Two of the drives sometimes failed by reporting counter values < the most recent successful value, meaning the write()+ fcntl() reported success but upon remount the data was gone.

Anytime a drive reported a counter value +1 from what was expected I still counted at that as success... after all there's a race window where the fcntl() has succeeded but the kernel hasn't gotten the ACK yet. If disconnect happens at that moment fcntl() will report failure even though it succeeded. No data is lost so that's not a "real" error.

On very recent Linux kernels you can open the raw NVMe device and use the NVMe pass thru ioctl to directly send NVMe commands (or you can use SPDK on essentially any Linux kernel) and bypass whatever the fsync implementation is doing. That gives a much more direct test of the hardware (and some vendors have automated tests that do this with SPDK and ip power switches!). There's a bunch of complexity around atomicity of operations during power failure beyond just flush that have to get verified.

But the way you tested is almost certainly valid.

Is it possible the next write was incomplete when the power cut out? Wouldn't this depend on how updates to file data are managed by the filesystem? The size and alignment of disk and filesystem data & metadata blocks?

  • Yes, kinda. If the drive completes the flush but gets disconnected before the kernel can read the ack then I can get an error from fcntl(). In theory it's possible I could get an error from write() even though it succeeded but I don't know if that is possible in practice.

    In any case the file's last line will have a counter value +1 compared to what I expected. That is counted as a success.

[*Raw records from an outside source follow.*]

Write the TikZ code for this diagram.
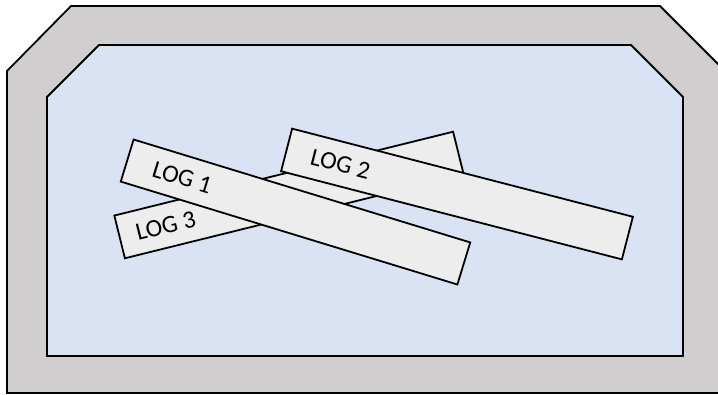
\documentclass[tikz,border=0pt]{standalone}
\usepackage{fontspec}
\setmainfont{Carlito}
\usepackage{xcolor}
\usepackage{tikz}
\usetikzlibrary{positioning}

\definecolor{binGray}{RGB}{208,206,206}
\definecolor{binBlue}{RGB}{218,227,243}
\definecolor{logFill}{RGB}{237,237,237}

\begin{document}
\begin{tikzpicture}[x=1pt, y=-1pt,
    wall/.style={draw=black, line width=1.8pt},
    logbox/.style={draw=black, fill=logFill, line width=1.8pt, rectangle, minimum height=44pt, inner sep=0pt},
    loglabel/.style={inner sep=0pt, anchor=west, font=\fontsize{25}{25}\selectfont}]
    \clip (0,0) rectangle (718,394);
    % bin walls
    \draw[wall, fill=binGray] (71,6) -- (660,6) -- (725,71) -- (725,393) -- (7,393) -- (7,71) -- cycle;
    \draw[wall, fill=binBlue] (99,45) -- (631,45) -- (683,97) -- (683,356) -- (47,356) -- (47,97) -- cycle;
    % logs, bottom one first
    \foreach \n/\cx/\cy/\ang/\len/\pad in {3/289/195/13.9/349/17, 2/457/194/-14.5/352/25, 1/295.5/212/-17/352/27} {
        \begin{scope}[shift={(\cx,\cy)}, rotate=\ang, transform shape]
            \node[logbox, minimum width=\len pt] (log\n) at (0,0) {};
            \node[loglabel] (lab\n) at (-\len/2+\pad,0) {LOG \n};
        \end{scope}
    }
\end{tikzpicture}
\end{document}
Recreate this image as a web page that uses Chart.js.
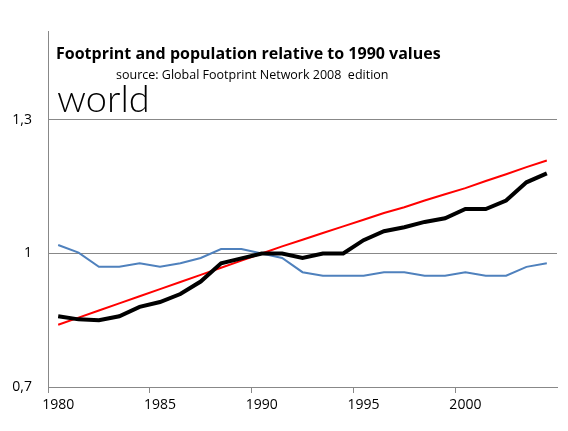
<!DOCTYPE html>
<html lang="en">
<head>
<meta charset="utf-8">
<title>Footprint and population</title>
<script src="https://cdn.jsdelivr.net/npm/chart.js"></script>
<style>
  html, body { margin: 0; padding: 0; background: #fff; }
  #wrap { width: 568px; height: 431px; }
</style>
</head>
<body>
<div id="wrap"><canvas id="myChart" width="568" height="431"></canvas></div>
<script>
var years = [];
for (var y = 1980; y <= 2004; y++) years.push(String(y));

var population = [0.840, 0.856, 0.872, 0.888, 0.904, 0.920, 0.936, 0.952, 0.968, 0.984,
                  1.000, 1.016, 1.031, 1.046, 1.061, 1.076, 1.091, 1.104, 1.119, 1.133,
                  1.147, 1.163, 1.178, 1.194, 1.209];
var footprint = [0.859, 0.852, 0.850, 0.859, 0.880, 0.891, 0.909, 0.937, 0.978, 0.989,
                 1.000, 1.000, 0.990, 1.000, 1.000, 1.030, 1.050, 1.059, 1.071, 1.079,
                 1.100, 1.100, 1.119, 1.160, 1.180];
var perCapita = [1.019, 1.002, 0.970, 0.970, 0.978, 0.970, 0.978, 0.990, 1.010, 1.010,
                 1.000, 0.990, 0.958, 0.950, 0.950, 0.950, 0.958, 0.958, 0.950, 0.950,
                 0.958, 0.950, 0.950, 0.970, 0.978];
var yTicks = [0.7, 1.0, 1.3];

var titles = {
    id: 'titles',
    afterDraw: function (chart) {
        var c = chart.ctx;
        c.save();
        c.fillStyle = '#000';
        c.textBaseline = 'middle';
        c.font = 'bold 16px "Open Sans"';
        c.fillText('Footprint and population relative to 1990 values', 56, 54);
        c.font = '12.5px "Open Sans"';
        c.fillText('source: Global Footprint Network 2008  edition', 116, 75);
        c.font = '300 38px Lato';
        c.fillText('world', 57, 100);
        c.restore();
    }
};

var ctx = document.getElementById('myChart').getContext('2d');
new Chart(ctx, {
    type: 'line',
    data: {
        labels: years,
        datasets: [
            { data: footprint, borderColor: '#000', borderWidth: 4 },
            { data: population, borderColor: '#ff0000', borderWidth: 2 },
            { data: perCapita, borderColor: '#4f81bd', borderWidth: 2 }
        ]
    },
    plugins: [titles],
    options: {
        responsive: false,
        animation: false,
        elements: { point: { radius: 0 }, line: { tension: 0 } },
        layout: { padding: { top: 31, right: 11, left: 0, bottom: 0 } },
        plugins: { legend: { display: false }, tooltip: { enabled: false } },
        scales: {
            x: {
                offset: true,
                afterFit: function (s) { s.height = 44; },
                border: { color: '#888' },
                grid: {
                    offset: true,
                    drawOnChartArea: false,
                    tickLength: 6,
                    color: function (c) { return c.index % 5 === 0 ? '#888' : 'rgba(0,0,0,0)'; }
                },
                ticks: {
                    autoSkip: false,
                    maxRotation: 0,
                    color: '#000',
                    font: { size: 14, family: 'Open Sans' },
                    padding: 4,
                    callback: function (v, i) { return i % 5 === 0 ? years[i] : ''; }
                }
            },
            y: {
                min: 0.7,
                max: 1.5,
                afterFit: function (s) { s.width = 48; },
                afterBuildTicks: function (s) {
                    s.ticks = yTicks.map(function (v) { return { value: v }; });
                },
                border: { color: '#888' },
                grid: { color: '#888', drawTicks: false },
                ticks: {
                    color: '#000',
                    font: { size: 14, family: 'Open Sans' },
                    padding: 16,
                    callback: function (v) { return String(Math.round(v * 10) / 10).replace('.', ','); }
                }
            }
        }
    }
});
</script>
</body>
</html>
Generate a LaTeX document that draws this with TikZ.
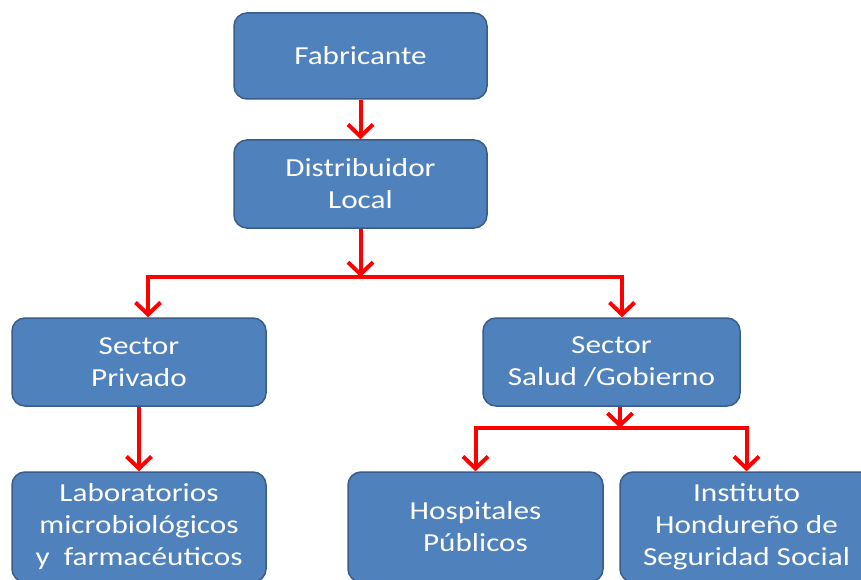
\documentclass[tikz,border=0pt]{standalone}
\usepackage{fontspec}
\setmainfont{Carlito}[FakeStretch=1.2]
\usetikzlibrary{arrows.meta}
\definecolor{boxfill}{HTML}{4F81BD}
\definecolor{boxline}{HTML}{385D8A}
\tikzset{
  box/.style={draw=boxline, fill=boxfill, line width=1.5pt, rounded corners=13pt,
    text=white, align=center, font=\fontsize{26}{32}\selectfont, inner sep=0pt,
    minimum width=253pt},
  conn/.style={draw=red, line width=4pt},
  arr/.style={conn, -{Straight Barb[length=12pt,width=25pt]}}
}
\begin{document}
\begin{tikzpicture}[x=1pt,y=-1pt]
\clip (0,0) rectangle (861,580);
\fill[white] (0,0) rectangle (861,580);
\node[box, minimum height=86pt] (fab) at (360.5,56) {Fabricante};
\node[box, minimum height=88pt] (dist) at (360.5,184) {Distribuidor\\Local};
\node[box, minimum height=88pt, minimum width=254pt] (priv) at (139,362) {Sector\\Privado};
\node[box, minimum height=88pt, minimum width=257pt] (salud) at (611.5,362) {Sector\\Salud /Gobierno};
\node[box, minimum height=110pt, minimum width=254pt] (lab) at (139,527) {Laboratorios\\microbiológicos\\y\ \ farmacéuticos};
\node[box, minimum height=110pt, minimum width=255pt] (hosp) at (475.5,527) {Hospitales\\Públicos};
\node[box, minimum height=110pt, minimum width=253pt] (inst) at (746.5,527) {Instituto\\Hondureño de\\Seguridad Social};
\coordinate (j1) at (360.5,277);
\coordinate (j2) at (620,428);
\draw[arr] (fab.south) -- (dist.north);
\draw[arr] (dist.south) -- (j1);
\draw[arr] (j1) -| ([xshift=9pt]priv.north);
\draw[arr] (j1) -| ([xshift=10.5pt]salud.north);
\draw[arr] (priv.south) -- (lab.north);
\draw[arr] ([xshift=8.5pt]salud.south) -- (j2);
\draw[arr] (j2) -| (hosp.north);
\draw[arr] (j2) -| (inst.north);
\end{tikzpicture}
\end{document}
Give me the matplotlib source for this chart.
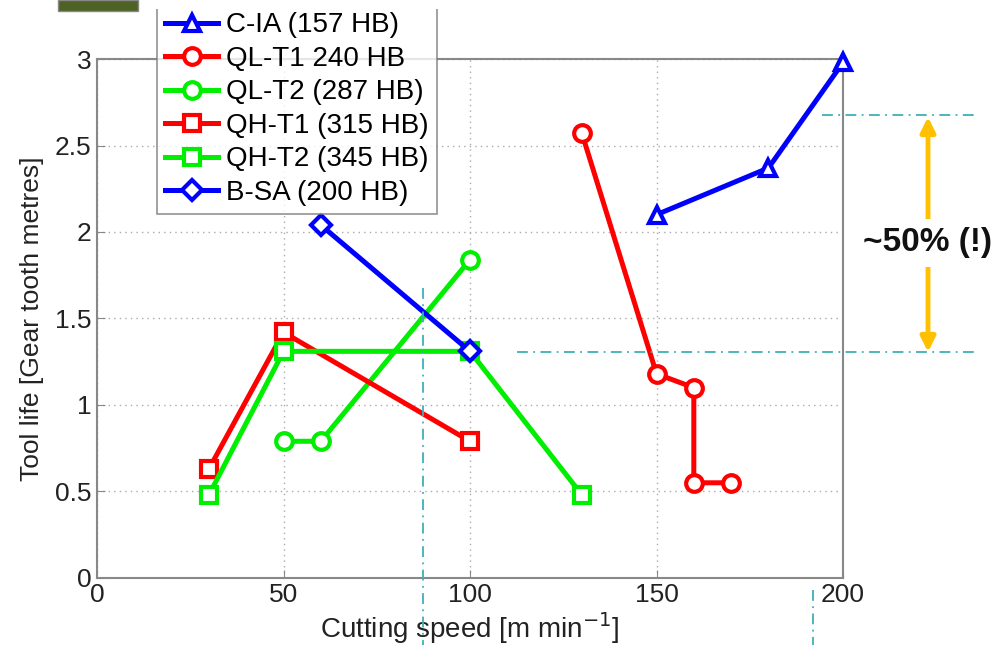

    Failure is only when a line was written to the file with counter==N, fcntl(fd, F_FULLFSYNC, 1) reports success all the way back to userspace, yet the file has a value < N. This gives the drive a fairly big window to claim it finished flushing as the ack races back to userspace but even so two of the drives still failed. The SK Hynix Gold P31 sometimes lost multiple writes (N-2) meaning two flush cycles were not enough.

This seems like it would only work with with an external enclosure setup. I wonder if a test could be performed in the usual NVMe slot.

Of course, it seems it would be much harder to pull main power for the entire PC. I'm not sure how you'd do that - maybe high speed camera, high refresh monitor to capture the last output counter? Still no guarantee I'm afraid.

  • If you have a host system that has reasonable PCIe hotplug support and won't panic at a device dropping off the bus, then you can just use a riser card that can control power provided over a PCIe slot.

    Quarch makes power injection fixtures for basically all drive connectors, to be paired with their programmable power supply for power loss testing or voltage margin testing (quite important when M.2 drives pull 2.5+A over the 3.3V rail and still want <5% voltage drop).

  • There's plenty of network controlled power outlets. Either enterprise/rackmount PDUs, or consumer wifi outlets, or rig something up with a serial/parallel port and a relay. You'd use an always on test runner computer to control the power state.

    The computer under test would boot from PXE, on boot read from the drive and determine the last write, send that to the test runner for analysis, then begin the write sequence and report ASAP to the test runner at each flush. The test runner turns the power off at random, waits a minute (or 10 seconds, whatever) and turns it back on and starts again.

    In a well functioning system, you should often get back the last reported successful write, and sometimes get back a write beyond the last reported write (two generals and all), but never a write before the last reported write. You can't use this testing to prove correct flushing, but if you run for a week and it doesn't fail once, it's probably likely not to lie.

    I haven't evaluated the code, but here's a post from 2005 with a link to code that probably works for this. (Note: this doesn't include the pxe booting or the power control... This just covers the what to write to the disk, how to report it to another machine, and how to check the results after a power cycle)

    https://brad.livejournal.com/2116715.html?

  • Put the usual NVMe drive in an external enclosure which is what the OP did.